**Problem statement**
Set down only those lines that fall from the line containing "Output the Python" through the line containing "ly_end = [5.0, 2.31, 1.74, 1.55, 1.33]", unchanged and without pictures.

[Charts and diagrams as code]
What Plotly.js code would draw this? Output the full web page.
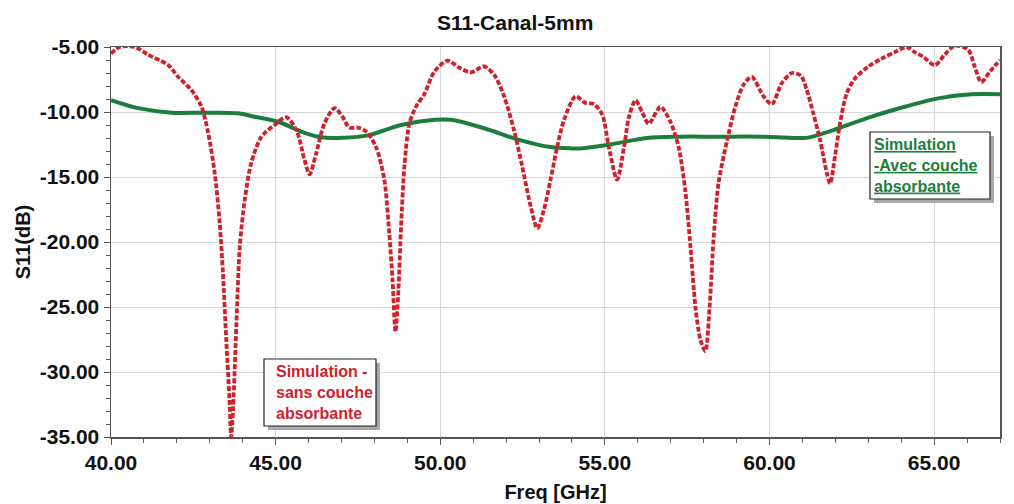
<!DOCTYPE html>
<html>
<head>
<meta charset="utf-8">
<script src="https://cdn.plot.ly/plotly-3.0.1.min.js"></script>
<style>html,body{margin:0;padding:0;background:#fff;}#chart{width:1014px;height:504px;}</style>
</head>
<body>
<div id="chart"></div>
<script>
// Red dotted series: Simulation - sans couche absorbante
const freqSans = [40.00,40.27,40.73,41.13,41.74,42.04,42.44,42.75,42.95,43.15,43.30,43.40,43.50,43.60,43.65,43.71,43.81,43.91,44.06,44.26,44.57,44.97,45.32,45.63,45.88,46.03,46.23,46.48,46.79,47.04,47.24,47.50,47.75,48.05,48.30,48.45,48.55,48.64,48.73,48.81,48.91,49.06,49.26,49.52,49.82,50.22,50.58,50.93,51.33,51.64,51.94,52.24,52.49,52.75,52.95,53.15,53.35,53.55,53.76,54.11,54.41,54.67,54.92,55.12,55.37,55.58,55.73,55.93,56.13,56.33,56.69,56.99,57.24,57.44,57.60,57.75,57.90,58.05,58.18,58.30,58.45,58.71,58.96,59.21,59.46,59.82,60.07,60.37,60.68,60.95,61.13,61.33,61.54,61.74,61.84,61.99,62.14,62.34,62.60,63.00,63.40,63.80,64.16,64.41,64.67,65.02,65.32,65.63,66.03,66.23,66.43,66.69,67.00];
const s11Sans = [-5.5,-5.0,-5.0,-5.6,-6.4,-7.3,-8.3,-9.6,-11.6,-14.7,-18.5,-22.4,-27.5,-32.2,-35.0,-32.7,-26.2,-20.4,-16.8,-13.9,-11.9,-11.0,-10.4,-11.4,-13.7,-14.8,-13.2,-10.9,-9.7,-10.4,-11.2,-11.2,-11.5,-12.7,-15.2,-19.3,-22.9,-26.9,-23.7,-18.8,-14.2,-10.9,-9.6,-8.6,-6.9,-6.05,-6.6,-6.95,-6.5,-7.15,-8.8,-11.4,-14.2,-17.3,-18.95,-17.5,-15.2,-12.7,-10.6,-8.8,-9.3,-9.4,-10.2,-12.7,-15.2,-12.7,-10.4,-9.1,-10.0,-10.9,-9.6,-10.75,-12.7,-16.0,-20.4,-25.0,-27.5,-28.4,-25.0,-19.8,-15.5,-12.2,-9.6,-7.9,-7.3,-8.8,-9.4,-7.8,-7.0,-7.2,-8.3,-10.1,-12.2,-14.7,-15.5,-13.4,-10.9,-8.6,-7.4,-6.5,-5.9,-5.4,-5.0,-5.4,-5.75,-6.4,-5.6,-4.9,-5.2,-6.5,-7.7,-6.9,-6.0];

// Green solid series: Simulation - Avec couche absorbante
const freqAvec = [40.00,40.83,41.84,42.85,43.86,44.36,45.07,45.88,46.38,47.04,47.80,48.81,49.82,50.32,51.33,52.34,53.35,54.00,54.26,55.27,56.28,57.29,58.30,59.82,60.98,61.20,62.10,63.10,64.11,65.12,66.13,67.00];
const s11Avec = [-9.08,-9.7,-10.05,-10.05,-10.1,-10.36,-10.75,-11.6,-11.95,-11.98,-11.8,-11.0,-10.6,-10.6,-11.25,-12.1,-12.7,-12.8,-12.8,-12.45,-12.0,-11.9,-11.9,-11.9,-12.0,-11.95,-11.25,-10.36,-9.6,-8.95,-8.64,-8.64];

// Tick labels
const xTickVals = [40,45,50,55,60,65];
const xTickText = ["40.00","45.00","50.00","55.00","60.00","65.00"];
const yTickVals = [-35,-30,-25,-20,-15,-10,-5];
const yTickText = ["-35.00","-30.00","-25.00","-20.00","-15.00","-10.00","-5.00"];

const labelSans = "Simulation -<br>sans couche<br>absorbante";
const labelAvec = "<u>Simulation</u><br><u>-Avec couche</u><br><u>absorbante</u>";

const RED = "#d0222b";
const GREEN = "#1c7d3c";
const FONT = "Liberation Sans, Arial, sans-serif";

const traces = [
  {x: freqAvec, y: s11Avec, type: "scatter", mode: "lines",
   line: {color: GREEN, width: 4, shape: "spline"}, hoverinfo: "skip"},
  {x: freqSans, y: s11Sans, type: "scatter", mode: "lines",
   line: {color: RED, width: 3.8, dash: "5px,2px", shape: "spline", smoothing: 0.8}, hoverinfo: "skip"}
];

// helper to convert pixel positions to paper coords (plot area 111..1000 x 47..437)
function px(v){ return (v - 111) / 889; }
function py(v){ return (437 - v) / 390; }

const layout = {
  width: 1014, height: 504,
  margin: {l: 111, r: 14, t: 47, b: 67},
  paper_bgcolor: "#ffffff", plot_bgcolor: "#ffffff",
  showlegend: false,
  font: {family: FONT, color: "#000"},
  title: {text: "<b>S11-Canal-5mm</b>", font: {family: FONT, size: 21, color: "#111"},
          x: 0.508, xanchor: "center", y: 0.955, yanchor: "middle"},
  xaxis: {
    range: [40, 67], tickmode: "array", tickvals: xTickVals, ticktext: xTickText,
    tickfont: {family: FONT, size: 21, color: "#111", weight: "bold"},
    ticks: "outside", ticklen: 6, tickcolor: "#555", tickwidth: 1,
    showgrid: true, gridcolor: "#d6d6d6", gridwidth: 1,
    showline: true, linecolor: "#555", linewidth: 1.5, mirror: true,
    zeroline: false,
    minor: {dtick: 1, tick0: 40, ticks: "outside", ticklen: 4, tickcolor: "#666", showgrid: false},
    title: {text: "<b>Freq [GHz]</b>", font: {family: FONT, size: 20, color: "#111"}, standoff: 12},
    automargin: false
  },
  yaxis: {
    range: [-35, -5], tickmode: "array", tickvals: yTickVals, ticktext: yTickText,
    tickfont: {family: FONT, size: 21, color: "#111", weight: "bold"},
    ticks: "outside", ticklen: 6, tickcolor: "#555", tickwidth: 1,
    showgrid: true, gridcolor: "#d6d6d6", gridwidth: 1,
    showline: true, linecolor: "#555", linewidth: 1.5, mirror: true,
    zeroline: false,
    minor: {dtick: 1, tick0: -35, ticks: "outside", ticklen: 4, tickcolor: "#666", showgrid: false},
    title: {text: "<b>S11(dB)</b>", font: {family: FONT, size: 20, color: "#111"}, standoff: 4},
    automargin: false
  },
  shapes: [
    // red label box shadow + box
    {type: "rect", xref: "paper", yref: "paper", x0: px(268), x1: px(380), y0: py(430), y1: py(363),
     fillcolor: "#a9a9a9", line: {width: 0}, layer: "above"},
    {type: "rect", xref: "paper", yref: "paper", x0: px(264), x1: px(376), y0: py(426), y1: py(359),
     fillcolor: "#ffffff", line: {color: "#222", width: 1.2}, layer: "above"},
    // green label box shadow + box
    {type: "rect", xref: "paper", yref: "paper", x0: px(874), x1: px(994), y0: py(203), y1: py(136),
     fillcolor: "#a9a9a9", line: {width: 0}, layer: "above"},
    {type: "rect", xref: "paper", yref: "paper", x0: px(870), x1: px(990), y0: py(199), y1: py(132),
     fillcolor: "#ffffff", line: {color: "#222", width: 1.2}, layer: "above"}
  ],
  annotations: [
    {xref: "paper", yref: "paper", x: px(274), y: py(392.5), xanchor: "left", yanchor: "middle",
     text: "<b>" + labelSans + "</b>", showarrow: false, align: "left",
     font: {family: FONT, size: 16, color: RED}},
    {xref: "paper", yref: "paper", x: px(872), y: py(165.5), xanchor: "left", yanchor: "middle",
     text: "<b>" + labelAvec + "</b>", showarrow: false, align: "left",
     font: {family: FONT, size: 16, color: GREEN}}
  ]
};

Plotly.newPlot("chart", traces, layout, {displayModeBar: false, staticPlot: true});
</script>
</body>
</html>
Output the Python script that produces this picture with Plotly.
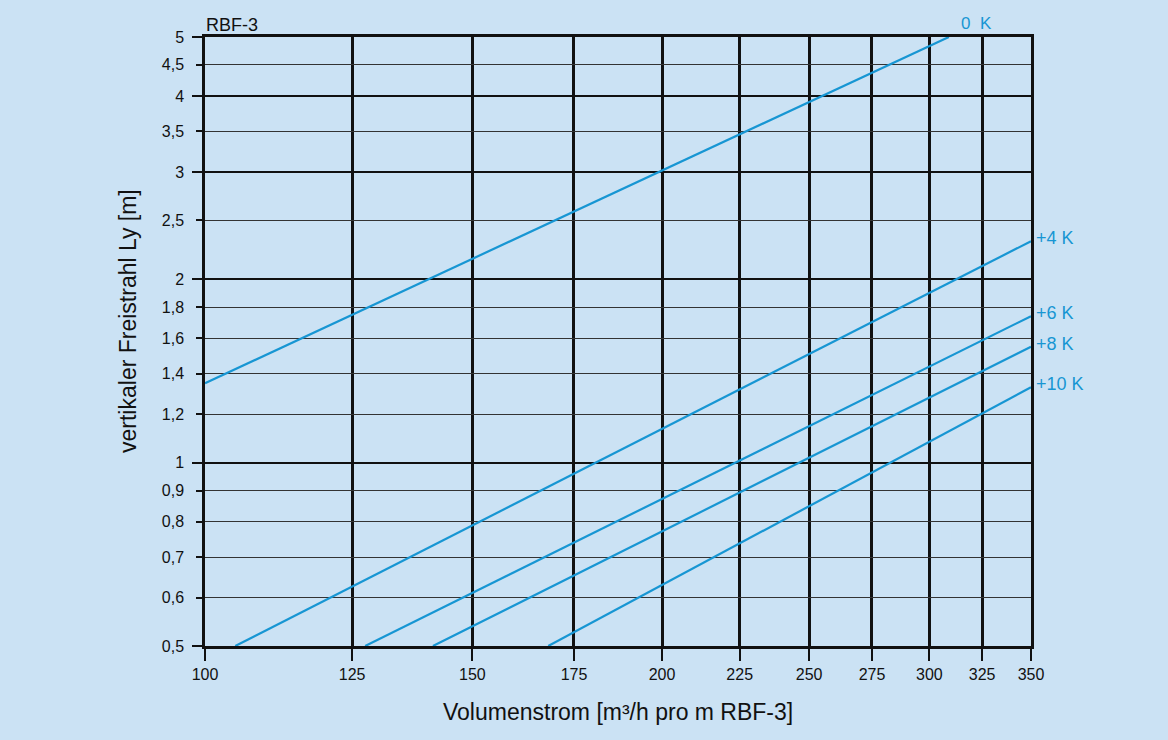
import plotly.graph_objects as go
import math

# Data (each curve is a straight line on log-log axes)
curve_names = ["0 K", "+4 K", "+6 K", "+8 K", "+10 K"]
flow_start = [100, 104.7, 127.5, 141.3, 168.3]
flow_end = [309, 350, 350, 350, 350]
ly_start = [1.35, 0.5, 0.5, 0.5, 0.5]
ly_end = [5.0, 2.31, 1.74, 1.55, 1.33]

x_ticks = [100, 125, 150, 175, 200, 225, 250, 275, 300, 325, 350]
y_ticks = [0.5, 0.6, 0.7, 0.8, 0.9, 1, 1.2, 1.4, 1.6, 1.8, 2, 2.5, 3, 3.5, 4, 4.5, 5]
y_tick_text = ["0,5", "0,6", "0,7", "0,8", "0,9", "1", "1,2", "1,4", "1,6", "1,8",
               "2", "2,5", "3", "3,5", "4", "4,5", "5"]
y_major = [0.5, 1, 2, 3, 4, 5]

x_title = "Volumenstrom [m³/h pro m RBF-3]"
y_title = "vertikaler Freistrahl Ly [m]"
chart_label = "RBF-3"

BG = "#cbe2f4"
BLUE = "#1796d3"
INK = "#111111"
FONT = "Liberation Sans, Arial, sans-serif"

fig = go.Figure()
for name, x0, x1, y0, y1 in zip(curve_names, flow_start, flow_end, ly_start, ly_end):
    fig.add_trace(go.Scatter(x=[x0, x1], y=[y0, y1], mode="lines", name=name,
                             line=dict(color=BLUE, width=2.2), showlegend=False))
# invisible trace to activate overlay axis (major grid / long ticks)
fig.add_trace(go.Scatter(x=[100], y=[1], yaxis="y2", mode="markers",
                         marker=dict(opacity=0), showlegend=False, hoverinfo="skip"))

xr = [math.log10(100), math.log10(350)]
yr = [math.log10(0.5), math.log10(5)]

fig.update_layout(
    width=1168, height=740,
    margin=dict(l=205, r=137, t=37, b=94),
    paper_bgcolor=BG, plot_bgcolor=BG,
    font=dict(family=FONT, color=INK),
    xaxis=dict(type="log", range=xr, tickmode="array", tickvals=x_ticks,
               ticktext=[str(v) for v in x_ticks],
               ticks="outside", ticklen=12, tickwidth=2, tickcolor=INK,
               showgrid=True, gridcolor=INK, gridwidth=2.5,
               showline=True, linecolor=INK, linewidth=2.5, mirror=True,
               zeroline=False, tickfont=dict(size=16, family=FONT)),
    yaxis=dict(type="log", range=yr, tickmode="array", tickvals=y_ticks,
               ticktext=y_tick_text,
               ticks="outside", ticklen=6, tickwidth=2, tickcolor=INK,
               showgrid=True, gridcolor="#333333", gridwidth=1.2,
               showline=True, linecolor=INK, linewidth=2.5, mirror=True,
               zeroline=False, tickfont=dict(size=16, family=FONT),
               ticklabelstandoff=9),
    yaxis2=dict(type="log", range=yr, overlaying="y", side="left",
                tickmode="array", tickvals=y_major, showticklabels=False,
                ticks="outside", ticklen=12, tickwidth=2, tickcolor=INK,
                showgrid=True, gridcolor=INK, gridwidth=2,
                zeroline=False, showline=False),
)

# axis titles
fig.add_annotation(x=0.5, y=-0.109, xref="paper", yref="paper", text=x_title,
                   showarrow=False, xanchor="center", yanchor="middle",
                   font=dict(size=23, family=FONT, color=INK))
fig.add_annotation(x=-0.093, y=0.534, xref="paper", yref="paper", text=y_title,
                   showarrow=False, xanchor="center", yanchor="middle", textangle=-90,
                   font=dict(size=23, family=FONT, color=INK))

fig.add_annotation(x=0, y=1, xref="paper", yref="paper", text=chart_label,
                   showarrow=False, xanchor="left", yanchor="bottom",
                   font=dict(size=18, family=FONT, color=INK), yshift=0, xshift=-1)

for i, name in enumerate(curve_names):
    if i == 0:
        fig.add_annotation(x=math.log10(flow_end[i]), y=math.log10(ly_end[i]),
                           text="0&nbsp;&nbsp;K", showarrow=False, xanchor="left",
                           yanchor="bottom", xshift=10, yshift=2,
                           font=dict(size=17, family=FONT, color=BLUE))
    else:
        fig.add_annotation(x=math.log10(flow_end[i]), y=math.log10(ly_end[i]),
                           text=name, showarrow=False, xanchor="left",
                           yanchor="middle", xshift=3, yshift=3,
                           font=dict(size=18, family=FONT, color=BLUE))

fig.write_html("out.html", config={"displayModeBar": False},
               post_script="document.body.style.margin='0';document.body.style.background='%s';" % BG)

**Complete answer**
Output the Python script that produces this picture with Plotly.
import plotly.graph_objects as go
import math

# Data (each curve is a straight line on log-log axes)
curve_names = ["0 K", "+4 K", "+6 K", "+8 K", "+10 K"]
flow_start = [100, 104.7, 127.5, 141.3, 168.3]
flow_end = [309, 350, 350, 350, 350]
ly_start = [1.35, 0.5, 0.5, 0.5, 0.5]
ly_end = [5.0, 2.31, 1.74, 1.55, 1.33]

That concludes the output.